Ps. Inutile ricordare che la devastazione della Germania e le durissime condizioni che le furono imposte furono brodo di coltura del mostro nazista che divorò l’Europa. Forse “la farsa delle piccole transazioni”, qui stigmatizzata, l’avrebbe evitato (con i se non si fa la storia, ma gli errori commessi nella storia sono pur rilevabili).
Diversi i temi suggestivi dell’articolo, ad esempio la distinzione tra “aggrediti e aggressori” (certi topos a quanto pare sono ineludibili), che non permette negoziazione alcuna e l’accusa non tanto velata al Papa che la sua neutralità nascondeva una segreta condiscendenza alle ragioni del nemico (la storia ha il vizio di ripetersi sotto altre forme).

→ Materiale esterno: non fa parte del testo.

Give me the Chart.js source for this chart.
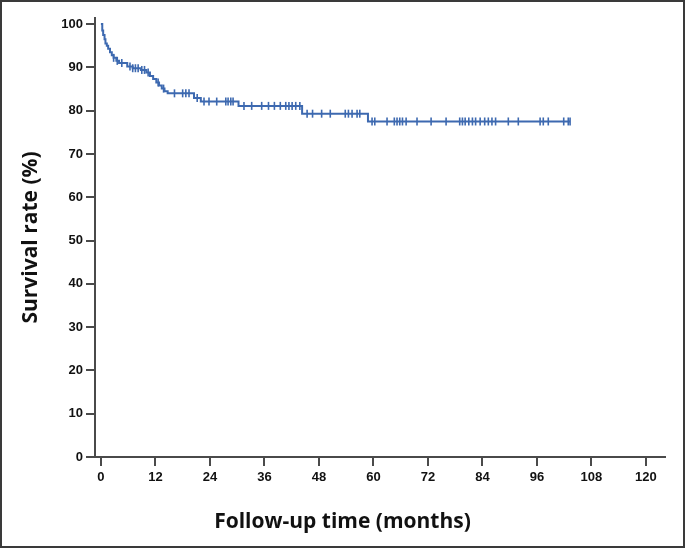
<!DOCTYPE html>
<html>
<head>
<meta charset="utf-8">
<script src="https://cdn.jsdelivr.net/npm/chart.js@4.4.1/dist/chart.umd.min.js"></script>
<style>
  html, body { margin: 0; padding: 0; background: #fff; }
  #wrap { position: relative; width: 685px; height: 548px; }
  #frame { position: absolute; left: 0; top: 0; width: 685px; height: 548px; box-sizing: border-box; border: 2px solid #3a3a3a; pointer-events: none; }
</style>
</head>
<body>
<div id="wrap">
  <canvas id="km-chart" width="685" height="548"></canvas>
  <div id="frame"></div>
</div>
<script>
// tiempos de evento (meses) y supervivencia (%) despues de cada evento
const eventTimes = [0, 0.3, 0.5, 0.8, 1.0, 1.3, 1.6, 2.0, 2.4, 2.8, 3.4, 4.0, 5.8, 7.0, 8.8, 10.0, 10.8, 11.5, 12.2, 12.8, 13.4, 14.0, 14.7, 20.5, 22.0, 30.3, 44.3, 58.8];
const eventSurv = [100, 98.5, 97.5, 96.5, 95.5, 95.0, 94.3, 93.5, 92.8, 92.2, 91.5, 91.0, 90.2, 89.8, 89.4, 88.8, 88.0, 87.3, 86.5, 85.8, 85.1, 84.5, 84.0, 82.9, 82.1, 81.1, 79.3, 77.5];

// casos censurados (meses)
const censorTimes = [2.8, 3.6, 4.6, 6.4, 7.0, 7.6, 8.2, 9.0, 9.6, 10.4, 12.6, 13.8,
  16.2, 18.0, 18.7, 19.4, 21.2,
  22.7, 23.8, 25.5, 27.5, 28.0, 28.6, 29.1,
  31.5, 33.2, 35.4, 36.9, 38.2, 39.5, 40.7, 41.4, 42.1, 42.9, 43.8,
  45.4, 46.6, 48.6, 50.5, 53.8, 54.5, 55.3, 56.4, 57.0,
  59.7, 60.3, 63.0, 64.6, 65.2, 65.8, 66.4, 67.2, 69.6, 72.7, 76.0, 79.0, 79.6, 80.2, 81.0, 81.8,
  82.5, 83.5, 84.5, 85.3, 86.1, 86.9, 89.7, 91.9, 96.7, 97.4, 98.5, 101.9, 102.9, 103.3];

const xTicks = [0, 12, 24, 36, 48, 60, 72, 84, 96, 108, 120];
const yTicks = [0, 10, 20, 30, 40, 50, 60, 70, 80, 90, 100];

const xTitle = "Follow-up time (months)";
const yTitle = "Survival rate (%)";

// supervivencia en un tiempo dado (lectura de la escalera)
function survAt(t) {
  let s = eventSurv[0];
  for (let i = 0; i < eventTimes.length; i++) {
    if (eventTimes[i] <= t) s = eventSurv[i];
  }
  return s;
}

const curvePoints = eventTimes.map((t, i) => ({ x: t, y: eventSurv[i] }));
const lastT = censorTimes[censorTimes.length - 1];
curvePoints.push({ x: lastT, y: survAt(lastT) });

const censorPoints = censorTimes.map(t => ({ x: t, y: survAt(t) }));

const blue = "#3d69b0";
const axisColor = "#4a4a4a";
const tickFont = { family: "'Liberation Sans', Arial, sans-serif", size: 13, weight: "bold" };
const titleFont = { family: "'Open Sans', sans-serif", size: 21, weight: "bold" };

// el titulo del eje x va centrado en toda la imagen, no en el area del grafico
const xTitlePlugin = {
  id: "xTitle",
  afterDraw(chart) {
    const c = chart.ctx;
    c.save();
    c.font = "bold 21px 'Open Sans', sans-serif";
    c.fillStyle = "#111";
    c.textAlign = "center";
    c.textBaseline = "middle";
    c.fillText(xTitle, chart.width / 2, 522);
    c.restore();
  },
};

const ctx = document.querySelector("#km-chart").getContext("2d");

const kmChart = new Chart(ctx, {
  type: "line",
  data: {
    datasets: [
      {
        data: curvePoints,
        stepped: true,
        borderColor: blue,
        borderWidth: 2,
        pointRadius: 0,
        fill: false,
      },
      {
        data: censorPoints,
        showLine: false,
        pointStyle: "line",
        rotation: 90,
        pointRadius: 4,
        borderColor: blue,
        borderWidth: 1.6,
      },
    ],
  },
  options: {
    responsive: false,
    animation: false,
    events: [],
    layout: { padding: { left: 0, top: 18, right: 20, bottom: 0 } },
    plugins: { legend: { display: false }, tooltip: { enabled: false } },
    scales: {
      x: {
        type: "linear",
        min: -1.3,
        max: 124.2,
        afterBuildTicks: axis => { axis.ticks = xTicks.map(v => ({ value: v })); },
        afterFit: axis => { axis.height = 91; },
        grid: { drawOnChartArea: false, drawTicks: true, tickLength: 9, color: axisColor, lineWidth: 2 },
        border: { color: axisColor, width: 2 },
        ticks: { color: "#111", font: tickFont, padding: 4, maxRotation: 0, autoSkip: false },
        title: { display: false },
      },
      y: {
        type: "linear",
        min: 0,
        max: 101.4,
        afterBuildTicks: axis => { axis.ticks = yTicks.map(v => ({ value: v })); },
        afterFit: axis => { axis.width = 95; },
        grid: { drawOnChartArea: false, drawTicks: true, tickLength: 9, color: axisColor, lineWidth: 2 },
        border: { color: axisColor, width: 2 },
        ticks: { color: "#111", font: tickFont, padding: 3, autoSkip: false },
        title: { display: true, text: yTitle, color: "#111", font: titleFont, padding: { top: 18, bottom: 0 } },
      },
    },
  },
  plugins: [xTitlePlugin],
});
</script>
</body>
</html>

Ma al di là dei particolari, sui quali potrebbero aprirsi dibattiti infiniti date le tante tesi e contraddizioni, l’enfasi sulla sacralità della guerra fondata su principi morali e del sangue che è santamente necessario profondere per essa (altrui, ovviamente), riecheggia oggi come allora.
A margine, rileviamo che è di questi giorni il dipanarsi della missione diplomatica del Vaticano, accompagnata da critiche e scetticismo. Poche speranze, certo, ma in convergenza con altre iniziative similari potrebbe favorire sviluppi oggi non all’orizzonte. Questo, almeno, il nostro auspicio.